Around the same time, Carnes established his alter ego, and began posting YouTube rants under the handle Mr. Fetch. Unlike his attempt at reality-show stardom, the clips of Carnes melodramatically reeling in his bedroom, bath, and kitchen did earn him a relatively significant degree of fame. In 2008 he uploaded a video titled "ANONYMOUS Stand Down!!!", in which he blasted the ubiquitous hacker group best known for waging street and cyber war on the Church of Scientology. The clip features Carnes, sporting a white wife-beater and with images of murderous jihadists edited in behind him, hollering that Anonymous is "evil," and accusing them of burning houses down. "Let me tell you something," warns Carnes. "This is your one chance to surrender . . . If you don't stand down, we will be left with no other choice but to unite as one tube together and fight you!"
It's unclear whether Carnes knew who he was fucking with; judging by the multiple amateurish Web sites he manages for various causes, his computer skills would hardly put him in the general Anon echelon. Nonetheless, his anti-Anonymous debut — and follow-ups like "ANONYMOUS Where's Yo Brain At?" — were enough to poke the hornet's nest, and the Internets fired back with a vengeance. Within days, dozens of spoof and threat videos took aim at Carnes, and offended Anons broadcasted his family's personal info on chat boards, right down to Social Security numbers and insurance-access codes. The group became so pre-occupied with Carnes — calling his house, soiling his online identity — that one video, made by an Anon for other Anons, begged legionnaires to "not fall for his meager tricks . . . for [they are] having a devastating impact on this organization and its people."

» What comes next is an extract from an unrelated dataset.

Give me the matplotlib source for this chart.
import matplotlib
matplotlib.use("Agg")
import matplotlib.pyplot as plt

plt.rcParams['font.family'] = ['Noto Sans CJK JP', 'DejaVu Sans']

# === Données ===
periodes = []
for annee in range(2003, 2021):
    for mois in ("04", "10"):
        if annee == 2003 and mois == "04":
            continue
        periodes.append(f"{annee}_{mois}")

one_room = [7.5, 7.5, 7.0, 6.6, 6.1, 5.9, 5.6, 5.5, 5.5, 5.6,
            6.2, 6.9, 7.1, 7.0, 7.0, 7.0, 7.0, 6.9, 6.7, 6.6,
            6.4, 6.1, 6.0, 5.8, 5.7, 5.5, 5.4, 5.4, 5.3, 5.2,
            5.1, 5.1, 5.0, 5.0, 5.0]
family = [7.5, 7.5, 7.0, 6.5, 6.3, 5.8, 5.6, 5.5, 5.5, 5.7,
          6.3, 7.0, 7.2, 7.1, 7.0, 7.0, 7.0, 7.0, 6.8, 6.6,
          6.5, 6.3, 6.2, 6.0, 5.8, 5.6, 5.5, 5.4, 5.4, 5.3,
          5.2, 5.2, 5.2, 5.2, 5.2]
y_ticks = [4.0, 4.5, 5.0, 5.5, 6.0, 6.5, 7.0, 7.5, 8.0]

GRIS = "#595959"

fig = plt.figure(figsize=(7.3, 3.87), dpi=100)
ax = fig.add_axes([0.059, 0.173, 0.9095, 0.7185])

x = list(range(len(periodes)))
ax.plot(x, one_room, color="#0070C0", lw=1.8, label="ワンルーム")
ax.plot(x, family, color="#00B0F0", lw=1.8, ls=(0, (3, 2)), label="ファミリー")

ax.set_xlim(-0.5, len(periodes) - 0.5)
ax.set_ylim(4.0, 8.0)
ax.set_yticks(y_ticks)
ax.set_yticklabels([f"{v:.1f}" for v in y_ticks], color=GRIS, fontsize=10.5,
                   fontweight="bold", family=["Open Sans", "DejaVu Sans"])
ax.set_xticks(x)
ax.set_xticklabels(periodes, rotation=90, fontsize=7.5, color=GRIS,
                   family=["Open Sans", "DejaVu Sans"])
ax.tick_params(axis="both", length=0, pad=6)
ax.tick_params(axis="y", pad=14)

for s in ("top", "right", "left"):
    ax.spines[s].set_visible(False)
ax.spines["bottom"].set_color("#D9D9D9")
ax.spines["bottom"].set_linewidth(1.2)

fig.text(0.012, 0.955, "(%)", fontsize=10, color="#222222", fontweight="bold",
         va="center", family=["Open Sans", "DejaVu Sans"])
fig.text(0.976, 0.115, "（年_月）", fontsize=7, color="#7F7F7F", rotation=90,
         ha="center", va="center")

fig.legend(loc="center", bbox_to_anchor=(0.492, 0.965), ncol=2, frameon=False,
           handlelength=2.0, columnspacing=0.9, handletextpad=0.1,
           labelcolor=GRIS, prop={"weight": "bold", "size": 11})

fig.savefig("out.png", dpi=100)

Instead of taking a hint, Carnes saw opportunity in the proudly leaderless Anonymous, and attached himself to it like a boil. Carnes began declaring himself as the head of Anonymous. As recently as a few months ago, he claimed to have helped Anonymous hack entities ranging from the FBI and CIA to Bank of America. In a September presentation at the Boston New Tech Meetup, held at Microsoft in Cambridge, Carnes claimed that Anonymous had "grown up" since he took the helm. "They might embarrass you," he said, "but they're not going to blow up your house or anything."
Organizers of the Boston New Tech Meetup say that the crowd couldn't figure what to think of the self-proclaimed hack star and his lack of basic Web knowledge. But that's a common reaction to Carnes, whose online persona morphs regularly from religious zealot to motivational speaker to crazed slayer-turned-leader of Anonymous. Even Gawker took notice of the bipolar fantasies that he embraces with the gusto of a kid playing cops and robbers, and in 2008 ran a blog post titled, "Paul Fetch Is the New Andy Kaufman. Unless He's Just Really Really Unfunny." The article pondered: "If the videos by this YouTube user are parodies, and his entire online persona is a character, then we must all bow down to the new king . . . But chances are he's just a terribly unfunny douche."